> Task details:
Report each line of the data that has "matplotlib" somewhere in it.

^^^^^^^^

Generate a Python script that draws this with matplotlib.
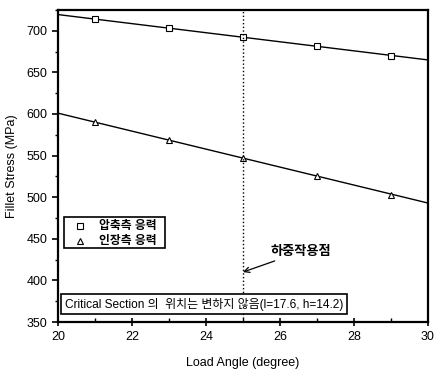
import matplotlib
matplotlib.use('Agg')
import matplotlib.pyplot as plt
from matplotlib.ticker import MultipleLocator

plt.rcParams['font.family'] = ['Liberation Sans', 'Noto Sans CJK KR']

# load angle (degree)
angle = [21, 23, 25, 27, 29]
# compressive side stress (MPa)
comp_stress = [714.5, 703.5, 693, 682, 669.5]
# tensile side stress (MPa)
tens_stress = [590.5, 569, 547, 525.5, 502.5]

# fitted line end points
fit_x = [20, 30]
comp_fit = [719.5, 665]
tens_fit = [601, 493]

load_point = 25

fig = plt.figure(figsize=(4.38, 3.7), dpi=100)
ax = fig.add_axes([0.1324, 0.1297, 0.8446, 0.8433])

ax.plot(fit_x, comp_fit, color='black', lw=1.0)
ax.plot(fit_x, tens_fit, color='black', lw=1.0)
ax.plot(angle, comp_stress, ls='none', marker='s', ms=4, mfc='white',
        mec='black', mew=0.8)
ax.plot(angle, tens_stress, ls='none', marker='^', ms=4.5, mfc='white',
        mec='black', mew=0.8)
ax.axvline(load_point, color='black', ls=':', lw=1.0)

ax.set_xlim(20, 30)
ax.set_ylim(350, 725)
ax.xaxis.set_major_locator(MultipleLocator(2))
ax.xaxis.set_minor_locator(MultipleLocator(1))
ax.yaxis.set_major_locator(MultipleLocator(50))
ax.yaxis.set_minor_locator(MultipleLocator(25))

ax.tick_params(axis='both', which='both', labelsize=9)
ax.tick_params(axis='y', which='major', direction='out', length=4, width=1.2)
ax.tick_params(axis='y', which='minor', direction='out', length=2.5, width=1.0)
ax.tick_params(axis='x', which='major', direction='inout', length=6, width=1.2)
ax.tick_params(axis='x', which='minor', direction='in', length=3, width=1.0)
for sp in ax.spines.values():
    sp.set_linewidth(1.6)

ax.set_xlabel('Load Angle (degree)', fontsize=9, labelpad=10)
ax.set_ylabel('Fillet Stress (MPa)', fontsize=9, labelpad=6)

# legend box
ax.plot([20.6], [465], ls='none', marker='s', ms=4, mfc='white',
        mec='black', mew=0.8)
ax.plot([20.6], [447], ls='none', marker='^', ms=4.5, mfc='white',
        mec='black', mew=0.8)
ax.text(21.12, 465, '압축측 응력', fontsize=8.5, va='center', fontweight='bold')
ax.text(21.12, 447, '인장측 응력', fontsize=8.5, va='center', fontweight='bold')
ax.add_patch(plt.Rectangle((20.15, 439), 2.75, 37, fill=False,
                           ec='black', lw=1.2))

ax.text(20.18, 371.5, 'Critical Section 의  위치는 변하지 않음(l=17.6, h=14.2)',
        fontsize=8.6, va='center',
        bbox=dict(boxstyle='square,pad=0.3', fc='white', ec='black', lw=1.2))

ax.annotate('하중작용점', xy=(load_point, 410), xytext=(25.75, 434.5),
            fontsize=9.5, fontweight='bold', va='center',
            arrowprops=dict(arrowstyle='->', color='black', lw=0.9,
                            shrinkA=1, shrinkB=0))

fig.savefig('out.png', dpi=100)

^^^^^^^^

> Correct output:
Generate a Python script that draws this with matplotlib.
import matplotlib
matplotlib.use('Agg')
import matplotlib.pyplot as plt
from matplotlib.ticker import MultipleLocator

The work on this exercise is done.